Another engine configuration setting (TABLE.CREATE.PARTITIONS.MAXIMUMESTIMATEDNUMBEROFPARTITIONS) specifies the maximum number of partitions to allow for a user-defined aggregate. The AtScale engine refers to this setting after you publish a project in which a partitioned UDA is defined on a cube. The engine estimates the cardinality of the instances that would be built from the aggregate definition.

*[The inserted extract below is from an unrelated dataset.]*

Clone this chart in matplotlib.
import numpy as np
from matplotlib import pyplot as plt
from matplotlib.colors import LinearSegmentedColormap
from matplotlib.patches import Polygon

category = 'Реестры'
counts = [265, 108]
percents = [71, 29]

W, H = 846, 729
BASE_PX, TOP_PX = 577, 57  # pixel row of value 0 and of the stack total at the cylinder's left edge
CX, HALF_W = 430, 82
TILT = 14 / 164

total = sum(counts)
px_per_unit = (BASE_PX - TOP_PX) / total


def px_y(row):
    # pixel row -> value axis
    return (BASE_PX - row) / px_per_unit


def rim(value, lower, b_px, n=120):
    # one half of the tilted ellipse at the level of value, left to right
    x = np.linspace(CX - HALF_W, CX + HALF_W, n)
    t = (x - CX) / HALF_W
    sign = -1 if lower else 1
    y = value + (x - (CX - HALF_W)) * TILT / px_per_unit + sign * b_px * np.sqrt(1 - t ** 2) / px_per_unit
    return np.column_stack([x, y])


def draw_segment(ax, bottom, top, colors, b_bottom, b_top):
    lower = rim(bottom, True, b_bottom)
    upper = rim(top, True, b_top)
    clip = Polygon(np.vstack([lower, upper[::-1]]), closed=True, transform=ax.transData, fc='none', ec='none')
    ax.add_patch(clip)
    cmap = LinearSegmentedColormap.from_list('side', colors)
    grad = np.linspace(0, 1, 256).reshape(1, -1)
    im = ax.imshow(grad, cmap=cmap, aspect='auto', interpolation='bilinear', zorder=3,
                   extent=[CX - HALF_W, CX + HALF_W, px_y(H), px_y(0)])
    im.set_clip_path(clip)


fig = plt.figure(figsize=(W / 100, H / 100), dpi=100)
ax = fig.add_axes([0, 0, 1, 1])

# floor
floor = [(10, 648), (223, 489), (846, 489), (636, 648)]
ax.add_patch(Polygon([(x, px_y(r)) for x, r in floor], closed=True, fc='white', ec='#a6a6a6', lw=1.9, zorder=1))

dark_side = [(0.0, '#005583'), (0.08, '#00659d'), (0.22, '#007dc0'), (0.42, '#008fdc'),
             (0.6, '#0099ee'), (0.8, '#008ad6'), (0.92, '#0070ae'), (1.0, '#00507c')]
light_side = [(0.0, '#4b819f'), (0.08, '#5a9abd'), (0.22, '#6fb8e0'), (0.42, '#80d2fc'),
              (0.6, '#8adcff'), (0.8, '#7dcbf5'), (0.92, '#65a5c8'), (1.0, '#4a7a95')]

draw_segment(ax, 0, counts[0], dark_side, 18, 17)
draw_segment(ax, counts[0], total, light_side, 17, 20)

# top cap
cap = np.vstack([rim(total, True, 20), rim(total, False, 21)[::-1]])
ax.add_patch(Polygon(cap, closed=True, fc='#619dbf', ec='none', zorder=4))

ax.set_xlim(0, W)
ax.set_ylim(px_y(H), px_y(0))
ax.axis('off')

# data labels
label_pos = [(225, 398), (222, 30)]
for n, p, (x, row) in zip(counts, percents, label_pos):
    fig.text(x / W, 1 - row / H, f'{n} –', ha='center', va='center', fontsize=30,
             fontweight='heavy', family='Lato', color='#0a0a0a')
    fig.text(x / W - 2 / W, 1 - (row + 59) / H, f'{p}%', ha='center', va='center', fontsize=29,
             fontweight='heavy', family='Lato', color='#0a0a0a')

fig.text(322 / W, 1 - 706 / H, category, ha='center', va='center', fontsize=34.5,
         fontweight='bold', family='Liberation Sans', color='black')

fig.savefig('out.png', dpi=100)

If the estimate is at or below the configured maximum allowed number of partitions, the engine will build the UDA. However, if the estimate is above the configured maximum, the engine will not build the UDA and will issue an error message to say that the build of the UDA failed.

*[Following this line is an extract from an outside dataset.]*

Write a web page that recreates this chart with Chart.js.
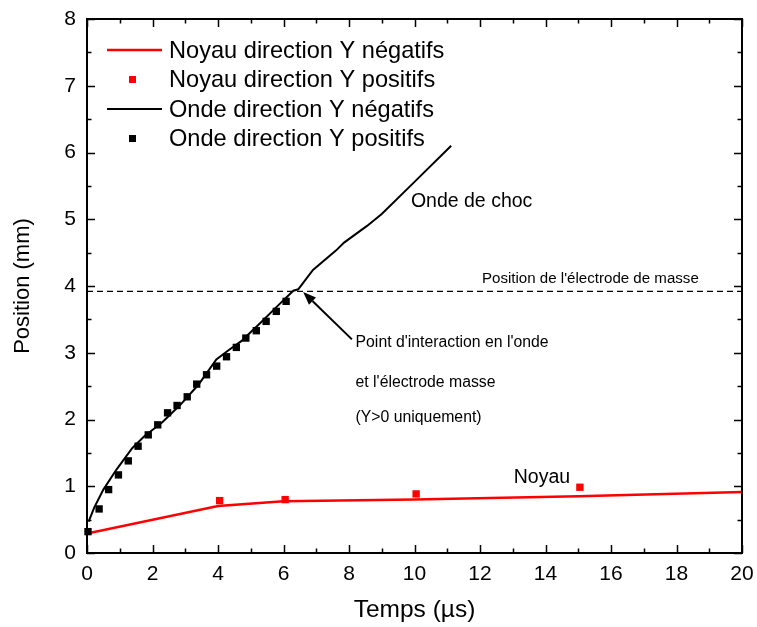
<!DOCTYPE html>
<html><head><meta charset="utf-8">
<script src="https://cdn.jsdelivr.net/npm/chart.js@4"></script>
<style>html,body{margin:0;padding:0;background:#fff}</style>
</head><body>
<canvas id="c" width="757" height="627"></canvas>
<script>
const FONT = "'Liberation Sans', Arial, Helvetica, sans-serif";

// ---- data ----
const noyauNegX = [0, 4, 6, 10, 15, 20];
const noyauNegY = [0.29, 0.705, 0.775, 0.80, 0.85, 0.915];

const noyauPosX = [4.05, 6.05, 10.05, 15.05];
const noyauPosY = [0.785, 0.80, 0.885, 0.985];

const ondeNegX = [0.05, 0.22, 0.5, 0.9, 1.38, 1.75, 2.3, 2.85, 3.4, 3.95, 4.3, 4.7, 5.3, 5.9, 6.3, 6.45, 6.9, 7.6, 7.85, 8.55, 9.0, 10.0, 11.12];
const ondeNegY = [0.47, 0.68, 0.95, 1.25, 1.57, 1.75, 1.96, 2.22, 2.52, 2.9, 3.03, 3.17, 3.45, 3.74, 3.93, 3.95, 4.24, 4.53, 4.65, 4.9, 5.08, 5.56, 6.1];

const ondePosX = [0.03, 0.37, 0.66, 0.96, 1.26, 1.56, 1.87, 2.16, 2.46, 2.75, 3.06, 3.35, 3.65, 3.96, 4.26, 4.56, 4.85, 5.17, 5.47, 5.78, 6.08];
const ondePosY = [0.32, 0.66, 0.95, 1.17, 1.38, 1.60, 1.77, 1.92, 2.10, 2.21, 2.34, 2.53, 2.67, 2.80, 2.94, 3.08, 3.22, 3.33, 3.47, 3.62, 3.77];

const electrodeX = [0, 20];
const electrodeY = [3.92, 3.92];

const seriesLabels = ["Noyau direction Y négatifs", "Noyau direction Y positifs", "Onde direction Y négatifs", "Onde direction Y positifs"];
const xTickValues = [0, 2, 4, 6, 8, 10, 12, 14, 16, 18, 20];
const yTickValues = [0, 1, 2, 3, 4, 5, 6, 7, 8];

const zip = (xs, ys) => xs.map((x, i) => ({x: x, y: ys[i]}));

// ---- plugins ----
const framePlugin = {
  id: 'frame',
  afterDatasetsDraw(chart) {
    const {ctx, chartArea: a, scales: {x, y}} = chart;
    ctx.save();
    ctx.strokeStyle = '#000';
    ctx.lineWidth = 2;
    ctx.strokeRect(a.left, a.top, a.right - a.left, a.bottom - a.top);
    ctx.lineWidth = 1.5;
    ctx.beginPath();
    for (let v = 0; v <= 20; v += 1) {
      const px = Math.round(x.getPixelForValue(v)) + 0.5;
      const len = v % 2 === 0 ? 8 : 4.5;
      ctx.moveTo(px, a.bottom); ctx.lineTo(px, a.bottom - len);
      ctx.moveTo(px, a.top); ctx.lineTo(px, a.top + len);
    }
    for (let v = 0; v <= 8; v += 0.5) {
      const py = Math.round(y.getPixelForValue(v)) + 0.5;
      const len = Number.isInteger(v) ? 8 : 4.5;
      ctx.moveTo(a.left, py); ctx.lineTo(a.left + len, py);
      ctx.moveTo(a.right, py); ctx.lineTo(a.right - len, py);
    }
    ctx.stroke();
    ctx.restore();
  }
};

const notesPlugin = {
  id: 'notes',
  afterDatasetsDraw(chart) {
    const {ctx, scales: {x, y}} = chart;
    const P = (vx, vy) => [x.getPixelForValue(vx), y.getPixelForValue(vy)];
    ctx.save();
    ctx.fillStyle = '#000';
    ctx.textAlign = 'left';
    ctx.textBaseline = 'alphabetic';
    const txt = (s, size, vx, vy) => {
      ctx.font = size + 'px ' + FONT;
      const [px, py] = P(vx, vy);
      ctx.fillText(s, px, py);
    };
    txt("Onde de choc", 19.5, 9.89, 5.18);
    txt("Noyau", 19.5, 13.03, 1.05);
    txt("Position de l'électrode de masse", 15.1, 12.06, 4.05);
    txt("Point d'interaction en l'onde", 15.8, 8.2, 3.09);
    txt("et l'électrode masse", 15.8, 8.2, 2.49);
    txt("(Y>0 uniquement)", 15.8, 8.2, 1.96);
    // arrow
    const [x1, y1] = P(8.09, 3.2);
    const [x2, y2] = P(6.6, 3.91);
    ctx.strokeStyle = '#000';
    ctx.lineWidth = 2;
    const ang = Math.atan2(y2 - y1, x2 - x1);
    const hl = 13, hw = 5;
    const bx = x2 - hl * Math.cos(ang), by = y2 - hl * Math.sin(ang);
    ctx.beginPath(); ctx.moveTo(x1, y1); ctx.lineTo(bx, by); ctx.stroke();
    ctx.beginPath();
    ctx.moveTo(x2, y2);
    ctx.lineTo(bx + hw * Math.sin(ang), by - hw * Math.cos(ang));
    ctx.lineTo(bx - hw * Math.sin(ang), by + hw * Math.cos(ang));
    ctx.closePath(); ctx.fill();
    ctx.restore();
  }
};

const legendPlugin = {
  id: 'insideLegend',
  afterDraw(chart) {
    const {ctx} = chart;
    const rowsY = [50, 79.5, 109, 138.5];
    ctx.save();
    ctx.font = '23.6px ' + FONT;
    ctx.textBaseline = 'middle';
    ctx.textAlign = 'left';
    for (let i = 0; i < 4; i++) {
      const ds = chart.data.datasets[i];
      const yy = rowsY[i];
      if (ds.showLine !== false) {
        ctx.strokeStyle = ds.borderColor;
        ctx.lineWidth = ds.borderWidth;
        ctx.beginPath(); ctx.moveTo(107, yy); ctx.lineTo(162, yy); ctx.stroke();
      } else {
        ctx.fillStyle = ds.backgroundColor;
        ctx.fillRect(132.5 - 3.5, yy - 3.5, 7, 7);
      }
      ctx.fillStyle = '#000';
      ctx.fillText(ds.label, 169, yy + 1);
    }
    ctx.restore();
  }
};

const tickFont = {size: 21, family: FONT};

new Chart(document.getElementById('c'), {
  type: 'line',
  data: {
    datasets: [
      {label: seriesLabels[0], data: zip(noyauNegX, noyauNegY), borderColor: '#ff0000', backgroundColor: '#ff0000', borderWidth: 2.5, pointRadius: 0, tension: 0, order: 3},
      {label: seriesLabels[1], data: zip(noyauPosX, noyauPosY), showLine: false, borderColor: '#ff0000', backgroundColor: '#ff0000', pointStyle: 'rect', pointRadius: 5.2, pointBorderWidth: 0, order: 2, clip: false},
      {label: seriesLabels[2], data: zip(ondeNegX, ondeNegY), borderColor: '#000000', backgroundColor: '#000000', borderWidth: 2, pointRadius: 0, tension: 0, order: 1},
      {label: seriesLabels[3], data: zip(ondePosX, ondePosY), showLine: false, borderColor: '#000000', backgroundColor: '#000000', pointStyle: 'rect', pointRadius: 5.2, pointBorderWidth: 0, order: 0, clip: false},
      {label: 'electrode', data: zip(electrodeX, electrodeY), borderColor: '#000000', borderWidth: 1.2, borderDash: [6, 4], pointRadius: 0, order: 4}
    ]
  },
  options: {
    responsive: false,
    animation: false,
    devicePixelRatio: 1,
    layout: {padding: {top: 19, right: 15, left: 0, bottom: 0}},
    plugins: {legend: {display: false}, tooltip: {enabled: false}},
    scales: {
      x: {
        type: 'linear', min: 0, max: 20,
        afterBuildTicks(s) { s.ticks = xTickValues.map(v => ({value: v})); },
        ticks: {font: tickFont, color: '#000', padding: 9, maxRotation: 0, autoSkip: false},
        grid: {display: false, drawTicks: false},
        border: {display: false},
        title: {display: true, text: 'Temps (µs)', font: {size: 24.5, family: FONT}, color: '#000', padding: {top: 0, bottom: 2}},
        afterFit(s) { s.height = 74; s.paddingLeft = 0; s.paddingRight = 0; }
      },
      y: {
        type: 'linear', min: 0, max: 8,
        afterBuildTicks(s) { s.ticks = yTickValues.map(v => ({value: v})); },
        ticks: {font: tickFont, color: '#000', padding: 11, autoSkip: false},
        grid: {display: false, drawTicks: false},
        border: {display: false},
        title: {display: true, text: 'Position (mm)', font: {size: 22, family: FONT}, color: '#000', padding: {top: 10, bottom: 0}},
        afterFit(s) { s.width = 87; s.paddingTop = 0; s.paddingBottom = 0; }
      }
    }
  },
  plugins: [framePlugin, notesPlugin, legendPlugin]
});
</script>
</body></html>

If the engine fails to build one of your partitioned UDAs, there are three different actions that you can try for a successful build:

  • Use a partitioning key that has a cardinality that is lower than the configured maximum allowed number of partitions.
  • Increase the maximum allowed number of partitions. (However, AtScale recommends that you set the maximum no higher than 1000.)
  • Edit the user-defined aggregate by unselecting the partitioning key.

Instances of partitioned UDAs can be build by full rebuilds or by incremental rebuilds. If an attribute that is used as a partitioning key is updated, the AtScale engine performs a full rebuild of the aggregate, creating a new instance and new partitions, whether or not you have specified to use incremental builds.

To monitor partitioned UDAs, you can use the Aggregates page in the Design Center, as you would for all other aggregate types. There are no special considerations that you need to be aware of when monitoring. To make troubleshooting easier, however, the Aggregates page displays the partitioning key for each partitioned user-defined aggregate.